The exercise →
Will you give the material below again, every line exactly as it is?

Material provided →
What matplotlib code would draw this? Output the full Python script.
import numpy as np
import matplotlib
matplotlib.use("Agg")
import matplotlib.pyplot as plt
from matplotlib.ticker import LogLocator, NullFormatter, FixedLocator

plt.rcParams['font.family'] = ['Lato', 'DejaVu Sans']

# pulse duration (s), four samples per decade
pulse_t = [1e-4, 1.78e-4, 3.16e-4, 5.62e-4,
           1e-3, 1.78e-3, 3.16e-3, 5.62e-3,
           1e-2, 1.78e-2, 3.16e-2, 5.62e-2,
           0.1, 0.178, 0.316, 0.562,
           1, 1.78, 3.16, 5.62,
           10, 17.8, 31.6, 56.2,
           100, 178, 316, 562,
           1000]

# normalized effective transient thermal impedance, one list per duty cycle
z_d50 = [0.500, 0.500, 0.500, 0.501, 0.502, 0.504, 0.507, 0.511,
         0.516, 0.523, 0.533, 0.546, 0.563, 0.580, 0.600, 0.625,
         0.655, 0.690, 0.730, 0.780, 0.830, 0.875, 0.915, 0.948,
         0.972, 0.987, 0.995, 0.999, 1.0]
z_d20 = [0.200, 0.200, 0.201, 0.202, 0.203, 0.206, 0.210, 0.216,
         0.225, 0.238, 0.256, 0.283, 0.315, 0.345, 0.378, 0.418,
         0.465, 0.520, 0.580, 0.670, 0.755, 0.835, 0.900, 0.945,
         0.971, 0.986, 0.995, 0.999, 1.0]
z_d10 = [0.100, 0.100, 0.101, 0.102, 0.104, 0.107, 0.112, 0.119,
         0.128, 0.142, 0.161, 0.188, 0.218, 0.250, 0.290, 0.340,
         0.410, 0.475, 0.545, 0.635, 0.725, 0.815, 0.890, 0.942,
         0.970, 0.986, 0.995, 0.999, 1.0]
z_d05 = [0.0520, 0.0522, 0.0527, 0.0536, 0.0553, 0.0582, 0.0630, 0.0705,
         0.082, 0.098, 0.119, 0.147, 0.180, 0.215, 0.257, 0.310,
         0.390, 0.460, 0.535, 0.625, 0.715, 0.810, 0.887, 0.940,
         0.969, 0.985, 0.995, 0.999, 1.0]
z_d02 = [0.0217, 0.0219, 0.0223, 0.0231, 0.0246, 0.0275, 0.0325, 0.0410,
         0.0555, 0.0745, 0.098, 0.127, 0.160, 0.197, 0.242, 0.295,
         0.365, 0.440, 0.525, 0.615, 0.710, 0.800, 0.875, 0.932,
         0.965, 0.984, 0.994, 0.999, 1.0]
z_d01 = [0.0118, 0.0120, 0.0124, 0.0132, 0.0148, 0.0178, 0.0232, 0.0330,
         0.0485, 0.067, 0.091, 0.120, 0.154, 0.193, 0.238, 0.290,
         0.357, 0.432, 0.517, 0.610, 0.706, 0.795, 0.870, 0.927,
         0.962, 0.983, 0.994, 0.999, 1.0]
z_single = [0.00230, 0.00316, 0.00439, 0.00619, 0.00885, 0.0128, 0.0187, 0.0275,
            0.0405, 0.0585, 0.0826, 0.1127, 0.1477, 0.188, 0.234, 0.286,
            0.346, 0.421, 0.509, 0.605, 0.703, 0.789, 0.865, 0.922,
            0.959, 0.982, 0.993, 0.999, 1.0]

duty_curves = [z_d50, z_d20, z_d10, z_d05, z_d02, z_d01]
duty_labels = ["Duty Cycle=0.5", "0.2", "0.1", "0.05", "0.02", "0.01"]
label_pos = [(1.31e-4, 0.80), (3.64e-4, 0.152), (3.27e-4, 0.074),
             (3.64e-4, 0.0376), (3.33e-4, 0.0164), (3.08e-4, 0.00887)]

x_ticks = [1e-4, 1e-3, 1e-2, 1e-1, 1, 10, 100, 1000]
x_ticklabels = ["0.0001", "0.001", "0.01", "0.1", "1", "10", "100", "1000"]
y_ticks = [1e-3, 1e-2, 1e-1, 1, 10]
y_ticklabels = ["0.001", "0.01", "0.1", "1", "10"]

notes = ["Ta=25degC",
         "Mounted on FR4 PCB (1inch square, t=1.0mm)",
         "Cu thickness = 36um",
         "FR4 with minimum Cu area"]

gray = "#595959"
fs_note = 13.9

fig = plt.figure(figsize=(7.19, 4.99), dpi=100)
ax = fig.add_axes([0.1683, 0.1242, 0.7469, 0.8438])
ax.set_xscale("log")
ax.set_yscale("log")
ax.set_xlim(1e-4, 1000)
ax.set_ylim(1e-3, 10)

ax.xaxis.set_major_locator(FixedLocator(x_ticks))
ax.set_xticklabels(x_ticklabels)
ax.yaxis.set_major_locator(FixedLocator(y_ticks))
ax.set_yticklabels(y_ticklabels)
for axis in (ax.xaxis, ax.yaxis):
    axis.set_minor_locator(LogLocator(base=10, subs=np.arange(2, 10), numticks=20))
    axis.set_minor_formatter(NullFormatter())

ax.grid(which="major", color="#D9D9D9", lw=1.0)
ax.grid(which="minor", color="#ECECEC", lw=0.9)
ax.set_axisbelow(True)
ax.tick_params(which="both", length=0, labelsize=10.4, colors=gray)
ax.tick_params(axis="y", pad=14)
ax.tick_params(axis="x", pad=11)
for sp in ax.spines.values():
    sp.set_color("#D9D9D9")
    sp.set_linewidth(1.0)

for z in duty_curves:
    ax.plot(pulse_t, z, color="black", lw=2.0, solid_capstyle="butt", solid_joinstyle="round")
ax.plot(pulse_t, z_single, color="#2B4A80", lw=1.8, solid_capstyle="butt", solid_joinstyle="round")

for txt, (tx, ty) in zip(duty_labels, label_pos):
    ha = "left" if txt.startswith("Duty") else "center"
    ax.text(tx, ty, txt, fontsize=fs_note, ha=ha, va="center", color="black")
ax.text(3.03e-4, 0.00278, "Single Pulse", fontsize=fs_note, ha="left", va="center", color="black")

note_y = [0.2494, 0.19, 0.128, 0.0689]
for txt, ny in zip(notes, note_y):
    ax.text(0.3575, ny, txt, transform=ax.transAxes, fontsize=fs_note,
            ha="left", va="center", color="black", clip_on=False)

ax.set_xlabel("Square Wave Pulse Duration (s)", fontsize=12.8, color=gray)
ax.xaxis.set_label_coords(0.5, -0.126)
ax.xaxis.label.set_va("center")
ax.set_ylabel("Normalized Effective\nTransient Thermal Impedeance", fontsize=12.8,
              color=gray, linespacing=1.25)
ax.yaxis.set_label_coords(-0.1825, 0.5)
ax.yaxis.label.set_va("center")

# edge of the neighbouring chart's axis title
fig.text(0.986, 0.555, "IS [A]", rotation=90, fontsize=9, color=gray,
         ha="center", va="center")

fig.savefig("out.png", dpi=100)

Exercise solution →
What matplotlib code would draw this? Output the full Python script.
import numpy as np
import matplotlib
matplotlib.use("Agg")
import matplotlib.pyplot as plt
from matplotlib.ticker import LogLocator, NullFormatter, FixedLocator

plt.rcParams['font.family'] = ['Lato', 'DejaVu Sans']

# pulse duration (s), four samples per decade
pulse_t = [1e-4, 1.78e-4, 3.16e-4, 5.62e-4,
           1e-3, 1.78e-3, 3.16e-3, 5.62e-3,
           1e-2, 1.78e-2, 3.16e-2, 5.62e-2,
           0.1, 0.178, 0.316, 0.562,
           1, 1.78, 3.16, 5.62,
           10, 17.8, 31.6, 56.2,
           100, 178, 316, 562,
           1000]

# normalized effective transient thermal impedance, one list per duty cycle
z_d50 = [0.500, 0.500, 0.500, 0.501, 0.502, 0.504, 0.507, 0.511,
         0.516, 0.523, 0.533, 0.546, 0.563, 0.580, 0.600, 0.625,
         0.655, 0.690, 0.730, 0.780, 0.830, 0.875, 0.915, 0.948,
         0.972, 0.987, 0.995, 0.999, 1.0]
z_d20 = [0.200, 0.200, 0.201, 0.202, 0.203, 0.206, 0.210, 0.216,
         0.225, 0.238, 0.256, 0.283, 0.315, 0.345, 0.378, 0.418,
         0.465, 0.520, 0.580, 0.670, 0.755, 0.835, 0.900, 0.945,
         0.971, 0.986, 0.995, 0.999, 1.0]
z_d10 = [0.100, 0.100, 0.101, 0.102, 0.104, 0.107, 0.112, 0.119,
         0.128, 0.142, 0.161, 0.188, 0.218, 0.250, 0.290, 0.340,
         0.410, 0.475, 0.545, 0.635, 0.725, 0.815, 0.890, 0.942,
         0.970, 0.986, 0.995, 0.999, 1.0]
z_d05 = [0.0520, 0.0522, 0.0527, 0.0536, 0.0553, 0.0582, 0.0630, 0.0705,
         0.082, 0.098, 0.119, 0.147, 0.180, 0.215, 0.257, 0.310,
         0.390, 0.460, 0.535, 0.625, 0.715, 0.810, 0.887, 0.940,
         0.969, 0.985, 0.995, 0.999, 1.0]
z_d02 = [0.0217, 0.0219, 0.0223, 0.0231, 0.0246, 0.0275, 0.0325, 0.0410,
         0.0555, 0.0745, 0.098, 0.127, 0.160, 0.197, 0.242, 0.295,
         0.365, 0.440, 0.525, 0.615, 0.710, 0.800, 0.875, 0.932,
         0.965, 0.984, 0.994, 0.999, 1.0]
z_d01 = [0.0118, 0.0120, 0.0124, 0.0132, 0.0148, 0.0178, 0.0232, 0.0330,
         0.0485, 0.067, 0.091, 0.120, 0.154, 0.193, 0.238, 0.290,
         0.357, 0.432, 0.517, 0.610, 0.706, 0.795, 0.870, 0.927,
         0.962, 0.983, 0.994, 0.999, 1.0]
z_single = [0.00230, 0.00316, 0.00439, 0.00619, 0.00885, 0.0128, 0.0187, 0.0275,
            0.0405, 0.0585, 0.0826, 0.1127, 0.1477, 0.188, 0.234, 0.286,
            0.346, 0.421, 0.509, 0.605, 0.703, 0.789, 0.865, 0.922,
            0.959, 0.982, 0.993, 0.999, 1.0]

duty_curves = [z_d50, z_d20, z_d10, z_d05, z_d02, z_d01]
duty_labels = ["Duty Cycle=0.5", "0.2", "0.1", "0.05", "0.02", "0.01"]
label_pos = [(1.31e-4, 0.80), (3.64e-4, 0.152), (3.27e-4, 0.074),
             (3.64e-4, 0.0376), (3.33e-4, 0.0164), (3.08e-4, 0.00887)]

x_ticks = [1e-4, 1e-3, 1e-2, 1e-1, 1, 10, 100, 1000]
x_ticklabels = ["0.0001", "0.001", "0.01", "0.1", "1", "10", "100", "1000"]
y_ticks = [1e-3, 1e-2, 1e-1, 1, 10]
y_ticklabels = ["0.001", "0.01", "0.1", "1", "10"]

notes = ["Ta=25degC",
         "Mounted on FR4 PCB (1inch square, t=1.0mm)",
         "Cu thickness = 36um",
         "FR4 with minimum Cu area"]

gray = "#595959"
fs_note = 13.9

fig = plt.figure(figsize=(7.19, 4.99), dpi=100)
ax = fig.add_axes([0.1683, 0.1242, 0.7469, 0.8438])
ax.set_xscale("log")
ax.set_yscale("log")
ax.set_xlim(1e-4, 1000)
ax.set_ylim(1e-3, 10)

ax.xaxis.set_major_locator(FixedLocator(x_ticks))
ax.set_xticklabels(x_ticklabels)
ax.yaxis.set_major_locator(FixedLocator(y_ticks))
ax.set_yticklabels(y_ticklabels)
for axis in (ax.xaxis, ax.yaxis):
    axis.set_minor_locator(LogLocator(base=10, subs=np.arange(2, 10), numticks=20))
    axis.set_minor_formatter(NullFormatter())

ax.grid(which="major", color="#D9D9D9", lw=1.0)
ax.grid(which="minor", color="#ECECEC", lw=0.9)
ax.set_axisbelow(True)
ax.tick_params(which="both", length=0, labelsize=10.4, colors=gray)
ax.tick_params(axis="y", pad=14)
ax.tick_params(axis="x", pad=11)
for sp in ax.spines.values():
    sp.set_color("#D9D9D9")
    sp.set_linewidth(1.0)

for z in duty_curves:
    ax.plot(pulse_t, z, color="black", lw=2.0, solid_capstyle="butt", solid_joinstyle="round")
ax.plot(pulse_t, z_single, color="#2B4A80", lw=1.8, solid_capstyle="butt", solid_joinstyle="round")

for txt, (tx, ty) in zip(duty_labels, label_pos):
    ha = "left" if txt.startswith("Duty") else "center"
    ax.text(tx, ty, txt, fontsize=fs_note, ha=ha, va="center", color="black")
ax.text(3.03e-4, 0.00278, "Single Pulse", fontsize=fs_note, ha="left", va="center", color="black")

note_y = [0.2494, 0.19, 0.128, 0.0689]
for txt, ny in zip(notes, note_y):
    ax.text(0.3575, ny, txt, transform=ax.transAxes, fontsize=fs_note,
            ha="left", va="center", color="black", clip_on=False)

ax.set_xlabel("Square Wave Pulse Duration (s)", fontsize=12.8, color=gray)
ax.xaxis.set_label_coords(0.5, -0.126)
ax.xaxis.label.set_va("center")
ax.set_ylabel("Normalized Effective\nTransient Thermal Impedeance", fontsize=12.8,
              color=gray, linespacing=1.25)
ax.yaxis.set_label_coords(-0.1825, 0.5)
ax.yaxis.label.set_va("center")

# edge of the neighbouring chart's axis title
fig.text(0.986, 0.555, "IS [A]", rotation=90, fontsize=9, color=gray,
         ha="center", va="center")

fig.savefig("out.png", dpi=100)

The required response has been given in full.